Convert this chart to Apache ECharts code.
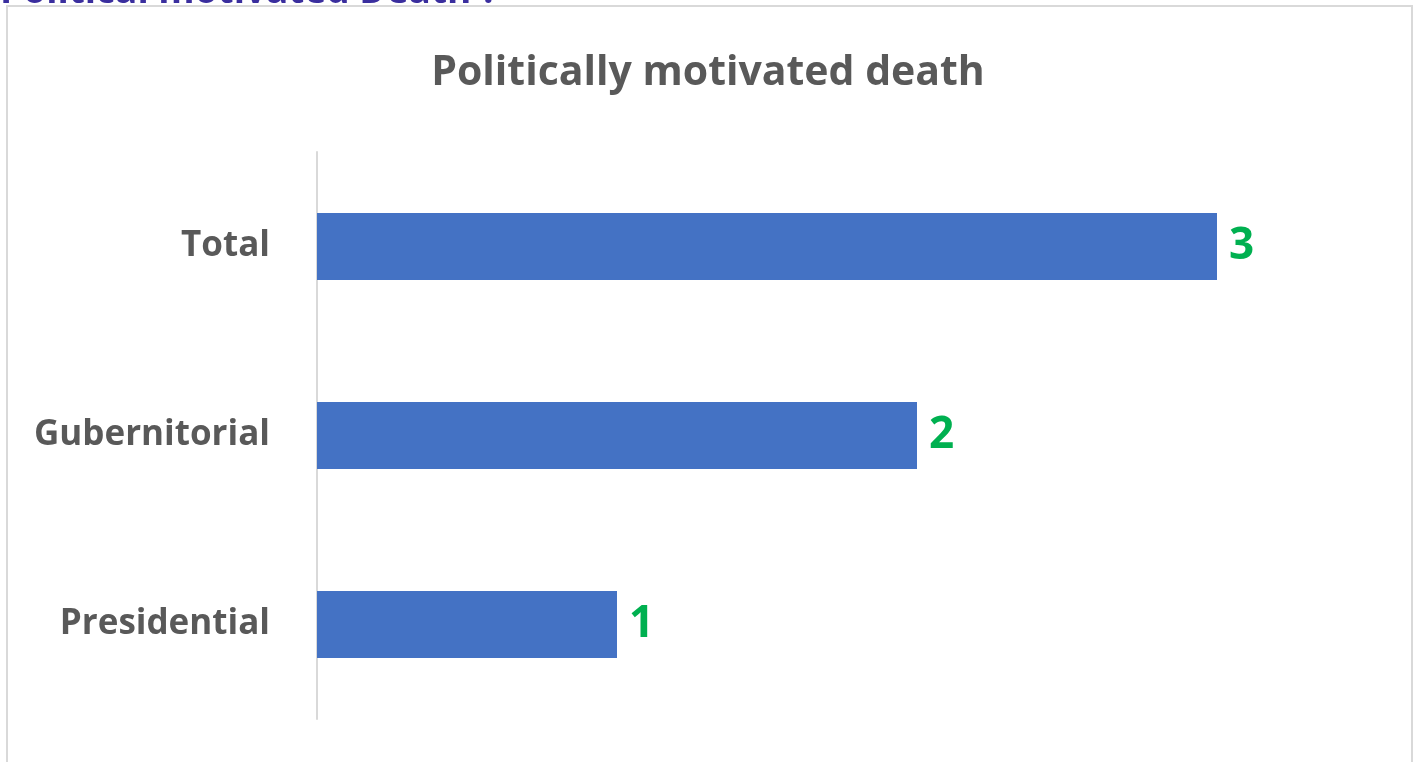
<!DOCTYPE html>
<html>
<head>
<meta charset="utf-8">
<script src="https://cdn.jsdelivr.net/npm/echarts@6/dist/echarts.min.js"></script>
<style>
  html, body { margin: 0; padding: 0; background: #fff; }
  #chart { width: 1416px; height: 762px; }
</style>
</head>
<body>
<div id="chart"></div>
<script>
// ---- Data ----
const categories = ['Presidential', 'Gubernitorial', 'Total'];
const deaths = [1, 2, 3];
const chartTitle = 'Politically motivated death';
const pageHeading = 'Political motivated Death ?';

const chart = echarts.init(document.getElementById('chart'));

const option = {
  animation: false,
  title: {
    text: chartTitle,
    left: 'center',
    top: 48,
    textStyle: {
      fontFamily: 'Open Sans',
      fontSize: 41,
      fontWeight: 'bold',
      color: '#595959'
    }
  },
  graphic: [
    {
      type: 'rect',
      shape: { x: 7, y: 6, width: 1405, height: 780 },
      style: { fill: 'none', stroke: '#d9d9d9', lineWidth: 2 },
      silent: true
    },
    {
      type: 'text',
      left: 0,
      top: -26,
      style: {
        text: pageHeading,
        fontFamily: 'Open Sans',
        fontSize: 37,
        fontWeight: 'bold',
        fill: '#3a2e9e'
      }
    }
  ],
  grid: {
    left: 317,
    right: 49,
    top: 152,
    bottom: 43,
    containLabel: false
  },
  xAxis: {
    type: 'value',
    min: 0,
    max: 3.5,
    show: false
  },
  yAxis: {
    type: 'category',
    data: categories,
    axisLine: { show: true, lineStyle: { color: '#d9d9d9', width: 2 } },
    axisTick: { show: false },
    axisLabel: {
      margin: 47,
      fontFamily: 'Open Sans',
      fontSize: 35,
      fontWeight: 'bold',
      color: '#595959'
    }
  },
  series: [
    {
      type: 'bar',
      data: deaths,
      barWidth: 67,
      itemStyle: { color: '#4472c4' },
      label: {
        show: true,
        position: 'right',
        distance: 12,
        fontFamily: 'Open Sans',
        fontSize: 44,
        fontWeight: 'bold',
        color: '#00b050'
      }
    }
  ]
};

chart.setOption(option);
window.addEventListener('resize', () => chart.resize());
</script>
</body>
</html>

- SHORT PROBLEM: Leave the pictures out and reproduce exactly the lines from the top of the listing above through the line with "const chart = echarts.init(document.getElementById('chart'));".

- OUTPUT:
Convert this chart to Apache ECharts code.
<!DOCTYPE html>
<html>
<head>
<meta charset="utf-8">
<script src="https://cdn.jsdelivr.net/npm/echarts@6/dist/echarts.min.js"></script>
<style>
  html, body { margin: 0; padding: 0; background: #fff; }
  #chart { width: 1416px; height: 762px; }
</style>
</head>
<body>
<div id="chart"></div>
<script>
// ---- Data ----
const categories = ['Presidential', 'Gubernitorial', 'Total'];
const deaths = [1, 2, 3];
const chartTitle = 'Politically motivated death';
const pageHeading = 'Political motivated Death ?';

const chart = echarts.init(document.getElementById('chart'));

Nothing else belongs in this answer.